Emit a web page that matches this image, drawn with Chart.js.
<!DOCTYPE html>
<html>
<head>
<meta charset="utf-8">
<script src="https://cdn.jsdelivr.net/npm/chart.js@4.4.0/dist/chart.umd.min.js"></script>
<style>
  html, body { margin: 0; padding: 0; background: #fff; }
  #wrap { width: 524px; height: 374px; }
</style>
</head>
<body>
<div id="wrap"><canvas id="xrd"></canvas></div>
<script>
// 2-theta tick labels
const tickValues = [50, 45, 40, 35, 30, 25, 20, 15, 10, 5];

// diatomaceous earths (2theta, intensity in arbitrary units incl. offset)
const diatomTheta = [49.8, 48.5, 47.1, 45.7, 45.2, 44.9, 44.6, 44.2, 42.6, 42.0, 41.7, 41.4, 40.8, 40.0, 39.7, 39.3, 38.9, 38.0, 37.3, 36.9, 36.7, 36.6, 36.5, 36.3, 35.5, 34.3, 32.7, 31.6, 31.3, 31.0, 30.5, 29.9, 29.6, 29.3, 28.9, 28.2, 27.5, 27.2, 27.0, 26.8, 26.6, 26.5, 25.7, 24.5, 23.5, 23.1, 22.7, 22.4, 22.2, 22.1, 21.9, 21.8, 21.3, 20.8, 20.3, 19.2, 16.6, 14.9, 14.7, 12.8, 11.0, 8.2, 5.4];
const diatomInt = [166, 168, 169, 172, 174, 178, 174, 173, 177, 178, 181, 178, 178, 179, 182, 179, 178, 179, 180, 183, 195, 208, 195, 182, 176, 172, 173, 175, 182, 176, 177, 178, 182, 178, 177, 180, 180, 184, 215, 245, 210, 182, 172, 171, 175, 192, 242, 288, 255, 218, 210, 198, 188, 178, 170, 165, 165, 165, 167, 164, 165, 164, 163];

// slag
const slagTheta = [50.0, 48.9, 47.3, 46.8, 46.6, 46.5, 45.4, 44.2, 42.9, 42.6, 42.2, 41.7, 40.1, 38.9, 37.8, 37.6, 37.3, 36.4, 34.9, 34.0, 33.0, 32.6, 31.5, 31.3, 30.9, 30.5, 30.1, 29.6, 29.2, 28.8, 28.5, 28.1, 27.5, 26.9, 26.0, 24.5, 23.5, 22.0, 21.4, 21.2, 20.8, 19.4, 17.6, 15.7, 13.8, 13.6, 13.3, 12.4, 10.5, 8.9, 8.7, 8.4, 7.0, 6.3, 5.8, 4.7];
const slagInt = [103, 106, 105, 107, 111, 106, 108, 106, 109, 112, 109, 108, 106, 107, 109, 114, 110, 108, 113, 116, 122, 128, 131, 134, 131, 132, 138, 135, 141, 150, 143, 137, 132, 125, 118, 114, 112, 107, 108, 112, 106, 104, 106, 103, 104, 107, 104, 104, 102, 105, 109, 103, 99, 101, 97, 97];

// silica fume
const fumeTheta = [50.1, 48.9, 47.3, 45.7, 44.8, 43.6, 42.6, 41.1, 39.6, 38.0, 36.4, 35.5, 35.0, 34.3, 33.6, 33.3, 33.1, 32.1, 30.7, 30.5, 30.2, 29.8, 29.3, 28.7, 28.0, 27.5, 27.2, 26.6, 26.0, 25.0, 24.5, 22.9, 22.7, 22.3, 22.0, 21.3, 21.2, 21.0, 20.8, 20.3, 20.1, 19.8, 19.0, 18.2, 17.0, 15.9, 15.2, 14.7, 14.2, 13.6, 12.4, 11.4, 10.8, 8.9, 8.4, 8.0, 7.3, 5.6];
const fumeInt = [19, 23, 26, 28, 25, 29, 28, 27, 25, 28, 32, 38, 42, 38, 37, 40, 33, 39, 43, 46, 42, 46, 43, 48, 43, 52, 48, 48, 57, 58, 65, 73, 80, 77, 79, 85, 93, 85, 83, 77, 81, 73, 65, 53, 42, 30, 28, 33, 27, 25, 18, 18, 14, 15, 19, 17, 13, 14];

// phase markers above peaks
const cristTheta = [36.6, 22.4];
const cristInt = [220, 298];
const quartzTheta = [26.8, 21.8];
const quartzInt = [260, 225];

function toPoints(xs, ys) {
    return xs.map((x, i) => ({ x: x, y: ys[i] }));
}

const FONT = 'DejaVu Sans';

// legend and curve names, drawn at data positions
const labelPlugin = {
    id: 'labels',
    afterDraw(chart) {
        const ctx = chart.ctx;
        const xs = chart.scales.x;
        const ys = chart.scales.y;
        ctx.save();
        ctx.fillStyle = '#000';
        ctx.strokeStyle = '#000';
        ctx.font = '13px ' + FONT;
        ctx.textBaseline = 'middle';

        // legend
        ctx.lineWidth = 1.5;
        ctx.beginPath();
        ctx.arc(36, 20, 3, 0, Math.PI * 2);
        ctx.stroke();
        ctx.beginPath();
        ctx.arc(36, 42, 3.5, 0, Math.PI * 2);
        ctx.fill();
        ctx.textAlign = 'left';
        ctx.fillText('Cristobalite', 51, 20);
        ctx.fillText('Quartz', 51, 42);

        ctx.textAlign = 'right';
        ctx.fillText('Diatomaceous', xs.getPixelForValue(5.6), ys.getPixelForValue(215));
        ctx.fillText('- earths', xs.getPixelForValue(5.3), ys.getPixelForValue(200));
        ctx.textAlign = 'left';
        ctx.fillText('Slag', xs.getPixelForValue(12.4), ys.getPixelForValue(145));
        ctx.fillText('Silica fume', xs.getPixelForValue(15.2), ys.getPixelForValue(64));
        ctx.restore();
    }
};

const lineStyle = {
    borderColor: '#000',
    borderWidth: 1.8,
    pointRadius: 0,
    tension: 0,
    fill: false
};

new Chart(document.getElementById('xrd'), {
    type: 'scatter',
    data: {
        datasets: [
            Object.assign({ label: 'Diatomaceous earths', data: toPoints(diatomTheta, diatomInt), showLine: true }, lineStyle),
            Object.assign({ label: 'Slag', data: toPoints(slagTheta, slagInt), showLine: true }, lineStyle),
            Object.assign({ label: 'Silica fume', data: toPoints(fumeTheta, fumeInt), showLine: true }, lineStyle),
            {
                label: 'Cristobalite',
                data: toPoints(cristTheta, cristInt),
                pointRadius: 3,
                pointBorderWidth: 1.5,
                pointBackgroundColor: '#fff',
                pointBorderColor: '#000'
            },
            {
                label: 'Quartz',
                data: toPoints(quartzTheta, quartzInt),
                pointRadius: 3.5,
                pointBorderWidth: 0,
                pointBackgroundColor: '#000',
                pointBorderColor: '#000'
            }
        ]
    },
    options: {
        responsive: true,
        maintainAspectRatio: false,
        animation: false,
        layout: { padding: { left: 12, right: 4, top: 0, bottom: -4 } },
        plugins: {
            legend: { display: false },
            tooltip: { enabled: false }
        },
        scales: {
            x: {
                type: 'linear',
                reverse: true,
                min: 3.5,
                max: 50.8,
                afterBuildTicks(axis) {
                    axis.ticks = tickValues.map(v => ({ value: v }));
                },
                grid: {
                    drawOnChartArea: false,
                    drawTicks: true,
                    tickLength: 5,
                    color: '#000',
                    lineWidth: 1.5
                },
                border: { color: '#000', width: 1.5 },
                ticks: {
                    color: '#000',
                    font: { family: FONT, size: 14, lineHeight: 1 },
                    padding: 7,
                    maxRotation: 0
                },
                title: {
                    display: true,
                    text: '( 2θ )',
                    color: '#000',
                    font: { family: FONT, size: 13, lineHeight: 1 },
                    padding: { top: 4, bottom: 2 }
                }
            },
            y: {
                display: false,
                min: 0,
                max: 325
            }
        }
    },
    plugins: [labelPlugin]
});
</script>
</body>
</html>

▶ _DIRECTIONS FOR THIS TASK_
Output every line above without altering anything.

▶ _RESULT_
Emit a web page that matches this image, drawn with Chart.js.
<!DOCTYPE html>
<html>
<head>
<meta charset="utf-8">
<script src="https://cdn.jsdelivr.net/npm/chart.js@4.4.0/dist/chart.umd.min.js"></script>
<style>
  html, body { margin: 0; padding: 0; background: #fff; }
  #wrap { width: 524px; height: 374px; }
</style>
</head>
<body>
<div id="wrap"><canvas id="xrd"></canvas></div>
<script>
// 2-theta tick labels
const tickValues = [50, 45, 40, 35, 30, 25, 20, 15, 10, 5];

// diatomaceous earths (2theta, intensity in arbitrary units incl. offset)
const diatomTheta = [49.8, 48.5, 47.1, 45.7, 45.2, 44.9, 44.6, 44.2, 42.6, 42.0, 41.7, 41.4, 40.8, 40.0, 39.7, 39.3, 38.9, 38.0, 37.3, 36.9, 36.7, 36.6, 36.5, 36.3, 35.5, 34.3, 32.7, 31.6, 31.3, 31.0, 30.5, 29.9, 29.6, 29.3, 28.9, 28.2, 27.5, 27.2, 27.0, 26.8, 26.6, 26.5, 25.7, 24.5, 23.5, 23.1, 22.7, 22.4, 22.2, 22.1, 21.9, 21.8, 21.3, 20.8, 20.3, 19.2, 16.6, 14.9, 14.7, 12.8, 11.0, 8.2, 5.4];
const diatomInt = [166, 168, 169, 172, 174, 178, 174, 173, 177, 178, 181, 178, 178, 179, 182, 179, 178, 179, 180, 183, 195, 208, 195, 182, 176, 172, 173, 175, 182, 176, 177, 178, 182, 178, 177, 180, 180, 184, 215, 245, 210, 182, 172, 171, 175, 192, 242, 288, 255, 218, 210, 198, 188, 178, 170, 165, 165, 165, 167, 164, 165, 164, 163];

// slag
const slagTheta = [50.0, 48.9, 47.3, 46.8, 46.6, 46.5, 45.4, 44.2, 42.9, 42.6, 42.2, 41.7, 40.1, 38.9, 37.8, 37.6, 37.3, 36.4, 34.9, 34.0, 33.0, 32.6, 31.5, 31.3, 30.9, 30.5, 30.1, 29.6, 29.2, 28.8, 28.5, 28.1, 27.5, 26.9, 26.0, 24.5, 23.5, 22.0, 21.4, 21.2, 20.8, 19.4, 17.6, 15.7, 13.8, 13.6, 13.3, 12.4, 10.5, 8.9, 8.7, 8.4, 7.0, 6.3, 5.8, 4.7];
const slagInt = [103, 106, 105, 107, 111, 106, 108, 106, 109, 112, 109, 108, 106, 107, 109, 114, 110, 108, 113, 116, 122, 128, 131, 134, 131, 132, 138, 135, 141, 150, 143, 137, 132, 125, 118, 114, 112, 107, 108, 112, 106, 104, 106, 103, 104, 107, 104, 104, 102, 105, 109, 103, 99, 101, 97, 97];

// silica fume
const fumeTheta = [50.1, 48.9, 47.3, 45.7, 44.8, 43.6, 42.6, 41.1, 39.6, 38.0, 36.4, 35.5, 35.0, 34.3, 33.6, 33.3, 33.1, 32.1, 30.7, 30.5, 30.2, 29.8, 29.3, 28.7, 28.0, 27.5, 27.2, 26.6, 26.0, 25.0, 24.5, 22.9, 22.7, 22.3, 22.0, 21.3, 21.2, 21.0, 20.8, 20.3, 20.1, 19.8, 19.0, 18.2, 17.0, 15.9, 15.2, 14.7, 14.2, 13.6, 12.4, 11.4, 10.8, 8.9, 8.4, 8.0, 7.3, 5.6];
const fumeInt = [19, 23, 26, 28, 25, 29, 28, 27, 25, 28, 32, 38, 42, 38, 37, 40, 33, 39, 43, 46, 42, 46, 43, 48, 43, 52, 48, 48, 57, 58, 65, 73, 80, 77, 79, 85, 93, 85, 83, 77, 81, 73, 65, 53, 42, 30, 28, 33, 27, 25, 18, 18, 14, 15, 19, 17, 13, 14];

// phase markers above peaks
const cristTheta = [36.6, 22.4];
const cristInt = [220, 298];
const quartzTheta = [26.8, 21.8];
const quartzInt = [260, 225];

function toPoints(xs, ys) {
    return xs.map((x, i) => ({ x: x, y: ys[i] }));
}

const FONT = 'DejaVu Sans';

// legend and curve names, drawn at data positions
const labelPlugin = {
    id: 'labels',
    afterDraw(chart) {
        const ctx = chart.ctx;
        const xs = chart.scales.x;
        const ys = chart.scales.y;
        ctx.save();
        ctx.fillStyle = '#000';
        ctx.strokeStyle = '#000';
        ctx.font = '13px ' + FONT;
        ctx.textBaseline = 'middle';

        // legend
        ctx.lineWidth = 1.5;
        ctx.beginPath();
        ctx.arc(36, 20, 3, 0, Math.PI * 2);
        ctx.stroke();
        ctx.beginPath();
        ctx.arc(36, 42, 3.5, 0, Math.PI * 2);
        ctx.fill();
        ctx.textAlign = 'left';
        ctx.fillText('Cristobalite', 51, 20);
        ctx.fillText('Quartz', 51, 42);

        ctx.textAlign = 'right';
        ctx.fillText('Diatomaceous', xs.getPixelForValue(5.6), ys.getPixelForValue(215));
        ctx.fillText('- earths', xs.getPixelForValue(5.3), ys.getPixelForValue(200));
        ctx.textAlign = 'left';
        ctx.fillText('Slag', xs.getPixelForValue(12.4), ys.getPixelForValue(145));
        ctx.fillText('Silica fume', xs.getPixelForValue(15.2), ys.getPixelForValue(64));
        ctx.restore();
    }
};

const lineStyle = {
    borderColor: '#000',
    borderWidth: 1.8,
    pointRadius: 0,
    tension: 0,
    fill: false
};

new Chart(document.getElementById('xrd'), {
    type: 'scatter',
    data: {
        datasets: [
            Object.assign({ label: 'Diatomaceous earths', data: toPoints(diatomTheta, diatomInt), showLine: true }, lineStyle),
            Object.assign({ label: 'Slag', data: toPoints(slagTheta, slagInt), showLine: true }, lineStyle),
            Object.assign({ label: 'Silica fume', data: toPoints(fumeTheta, fumeInt), showLine: true }, lineStyle),
            {
                label: 'Cristobalite',
                data: toPoints(cristTheta, cristInt),
                pointRadius: 3,
                pointBorderWidth: 1.5,
                pointBackgroundColor: '#fff',
                pointBorderColor: '#000'
            },
            {
                label: 'Quartz',
                data: toPoints(quartzTheta, quartzInt),
                pointRadius: 3.5,
                pointBorderWidth: 0,
                pointBackgroundColor: '#000',
                pointBorderColor: '#000'
            }
        ]
    },
    options: {
        responsive: true,
        maintainAspectRatio: false,
        animation: false,
        layout: { padding: { left: 12, right: 4, top: 0, bottom: -4 } },
        plugins: {
            legend: { display: false },
            tooltip: { enabled: false }
        },
        scales: {
            x: {
                type: 'linear',
                reverse: true,
                min: 3.5,
                max: 50.8,
                afterBuildTicks(axis) {
                    axis.ticks = tickValues.map(v => ({ value: v }));
                },
                grid: {
                    drawOnChartArea: false,
                    drawTicks: true,
                    tickLength: 5,
                    color: '#000',
                    lineWidth: 1.5
                },
                border: { color: '#000', width: 1.5 },
                ticks: {
                    color: '#000',
                    font: { family: FONT, size: 14, lineHeight: 1 },
                    padding: 7,
                    maxRotation: 0
                },
                title: {
                    display: true,
                    text: '( 2θ )',
                    color: '#000',
                    font: { family: FONT, size: 13, lineHeight: 1 },
                    padding: { top: 4, bottom: 2 }
                }
            },
            y: {
                display: false,
                min: 0,
                max: 325
            }
        }
    },
    plugins: [labelPlugin]
});
</script>
</body>
</html>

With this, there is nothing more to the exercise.